I felt just a little conspicuous walking through the South Side of Chicago; I was the only white person in view since I got off the bus many blocks away. I was headed to Growing Home's Wood Street Urban Farm in the Englewood neighborhood. "You must be going to the garden," a man said to me as I walked past a cluster of friends chilling on a porch a few blocks away from the garden. The garden and I are both relative newcomers to the neighborhood. Its parent organization, Growing Home, was started in 1992 by Les Brown, Director of Policy for the Chicago Coalition for the Homeless, but this farm has only been around since 2007. It's a beacon of hope and fresh food in a depressed neighborhood with few real food stores. A restaurant I passed on the way, Pappy's Restaurant, featured shrimp, fish, chicken wings, tacos and burritos. A "Fresh Meat" store had nothing but liquor ads in the window.

Hidden at the end of a cul-de-sac in a resolutely residential neighborhood, Wood Street Urban Farm's trim, neat rows of vegetables under hoop-house frames bespeak a new standard of eating and growing local. Through the back of one hoop house, I could see the homes right across the street. This two-third-acre site is a farm, but it is far away from typical farmland.

Three collegiate-looking young people are bunching turnip greens, mint and radishes for an upcoming farmers market on the north side of town.
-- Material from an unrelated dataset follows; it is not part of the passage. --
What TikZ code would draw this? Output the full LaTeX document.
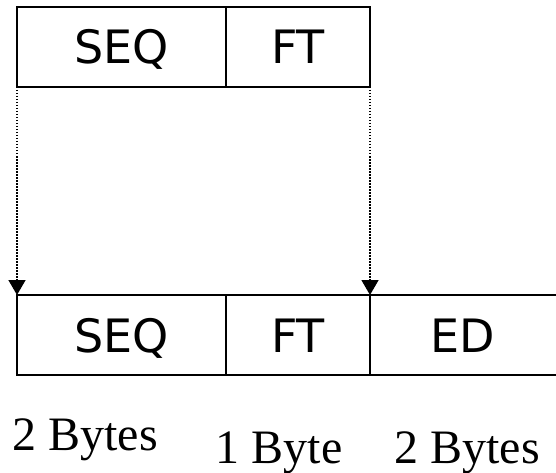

Selling produce at the various farmers markets is just one way the farm makes money to support itself.

The Wood Street Urban Farm provides job training through its non-profit organic agriculture business. Upstairs, in the brand new office building (finished July 2009), the day's training class breaks for an afternoon smoke. These trainees are people with employment barriers who are learning the basics of finding work. They look more like hip young people than farmers, but they're being trained for any job they can get that's food-related. This year has been better than last: one member of the class already has a job. Today's class is trying to figure out how to attract neighbors to the Wednesday veggie stall set up on the premises.

Before the spartan but classy new offices were built, vandalism was an issue with the farm's on-site trailer. Now things are better. In 2008 the farm produced approximately 5,000 pounds of produce; a year later it was double that. Spinach, lettuce, arugula, swiss chard, tomatoes, zucchini, beets, turnips, kale, mustard greens and collards all grow happily in the warm, moist hoop-house climate, oblivious to the traditional urban surroundings.

Wood Street Urban Farm is just one of many new intrusions of agriculture and food production into the urban food revolution landscape. To think of food production in cities as an intrusion is odd. Historically, food has been an integral part of city life; in fact, the first cities came into being to store and protect domesticated agricultural produce. In the developing world, live food is still everywhere in cities. Without that urban produce, many more people would be starving than already are.

Live food--cattle, chickens, orchards, pigs, vegetables--has been a major presence in cities through the ages. Only in very recent years has food production been pushed out beyond the city boundaries and processed food been brought in the back way--through suburban warehouses and hidden loading bays behind centralized supermarkets; now, food magically appears out of trucks, trains, planes and ships from places we know nothing about.

Today's challenge is to bring food back into our cities in a much more visible and tangible way, "past forward" to a 21st century model that feeds on the new technologies and the old reality that everything we eat has to grow somewhere--​the closer, the fresher.